Olinda, 10. 06. 2021

Um filme sobre amor

Foi inteiramente aleatória a relação que estabeleci entre o filme de Márta Mészáros, “Diário para meus amores”, e “Um filme sobre o amor”, de István Szabó. Isso aconteceu porque os dois estão agora em exibição no site Making Off. Assim, vi dois filmes procedentes da Hungria que chegam ao mercado brasileiro. Márta Mészáros nunca fez sucesso em nosso país, mas o cineasta István Szabó é um tanto famoso. Inclusive dois filmes dirigidos por ele fizeram certo sucesso popular, “Mephisto” e “Coronel Redl”.

O estilo narrativo de cada um deles se separa diametralmente. Márta segue caminhos acadêmicos e István conta a sua estória de maneira quase informal. O filme de István Szabó me é muito mais agradável, inclusive porque ele procurou buscar a realidade mais alegre e também divertida, ao contrário de Márta, que deixa os acontecimentos caminharem num ritmo quase pomposo.

Um fato porém é que eles se encontram: é no tanto em que ambos deixam ver em seus filmes a estrutura social em que vivia a população húngara. O espectador toma conhecimento do quanto é presente na vida cotidiana a chamada ‘nomenklatura’, o poder do Partido e onde estava no comando o próprio Partido da União Soviética. É claro que o fato de a Hungria ter se tornado “socialista” por uma divisão de territórios depois da 2ª guerra mundial coloca a questão da aceitação da população. Quando o espectador assistir aos filmes “Diário para meus amores” e “Um filme sobre o amor”, ele terá visto duas estórias “de amor”, mas verá muito como funcionava naqueles anos do século passado um país dentro da esfera internacional da União Soviética.

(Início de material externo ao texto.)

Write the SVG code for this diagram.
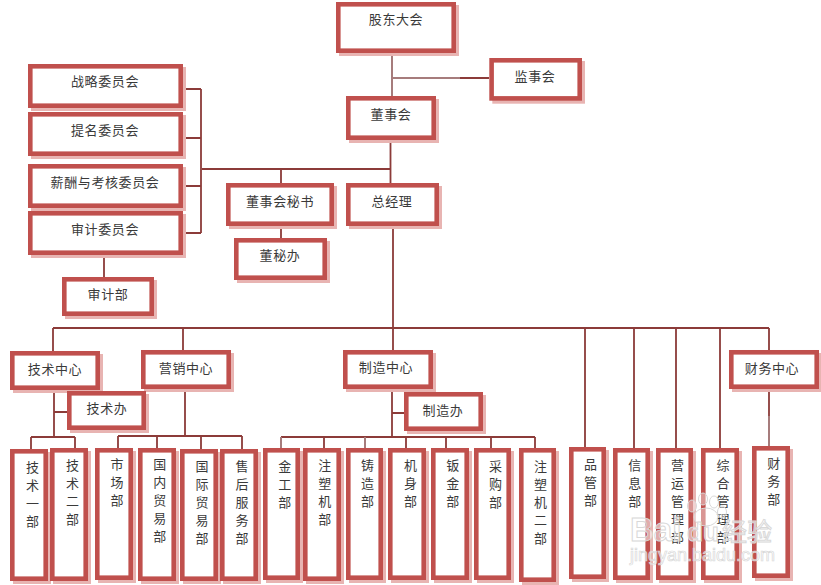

Lembrando também que nos anos 70 e 80 no Brasil os filmes estrangeiros chegavam – quando chegavam – com dublagem em inglês e legendas em português. Hoje temos a vantagem de ouvir os personagens falarem em húngaro e com legendas em português e isso cria uma visão sem dúvida com muito mais autenticidade na narrativa do próprio filme.

Olinda, 15.06. 2021

A grande cidade indiana

Frame do filme “Mahanagar”, do cineasta Satyajit Ray

Coloquei no título o adjetivo “indiana” porque no Brasil tem também um filme chamado “A grande cidade”, que foi realizado em 1966 pelo cineasta Cacá Diegues. É um dos melhores filmes da filmografia de Diegues e a temática realmente se assemelha. Só que em nosso filme a questão feminina é muito mais ligada ao sexual. Enquanto no filme indiano, do grande cineasta Satyajit Ray, a principal questão feminina é a possibilidade de a mulher trabalhar e ser o chamado arrimo de família.

“Mahanagar” (A grande cidade) foi lançado em 1963 e o mais importante é que com essa distância de tempo ainda encontramos uma obra de grande densidade e beleza dramática. Não houve um afrouxamento. É uma obra construída com uma forma narrativa simples, porém muito pessoal. Numa entrevista de Ray, ele declara que aprendeu a fazer cinema com os mestres de Hollywood. E claro que isso aconteceu, mas o resultado pessoal vai muito além. As tomadas de cena não são simplesmente condutoras da narrativa. É a forma de colocar o ângulo da câmara. Todas as cenas são em planos médios. Não há praticamente cenas em plano geral e nem tampouco em primeiro plano. E isso é realmente uma forma de narrar próxima dos hollywoodianos. Porém Satyajit Ray tem a sua própria forma de juntar os planos. Você tem os atores num plano e o seguinte vem muitas vezes em outra total dimensão e não apenas como sequência. São centenas de maneiras de um plano que se seguem um a outro. E isso dá essa dimensão particular à narrativa.

Do ponto de vista da própria história, temos nesse “A grande cidade” uma forma de viver no núcleo da família indiana e assim os personagens principais vão se acrescentando em suas formas humanas. É claro que Ray era influenciado pelo neorrealismo italiano, mas de uma forma diferente do que aconteceu por exemplo com um Nelson Pereira dos Santos. Os dois foram grandes mestres de um cinema autêntico do ponto do vista cinematográfico e cultural. Cada um com as peculiaridades do seu país.

Satyajit Ray morreu em 1992, alguns meses depois de receber um Oscar honorário pelo seu trabalho em conjunto. Recebeu também um Leão de Ouro especial em Veneza. Assim, o seu sucesso internacional foi maior do que o ocorrido com o nosso cineasta maior Nelson Pereira dos Santos. Mas isso são questões que não significam do ponto de vista da grande arte. E eles próprios sabiam disso.

“A grande cidade” indiana está para ser visto no site Making Off.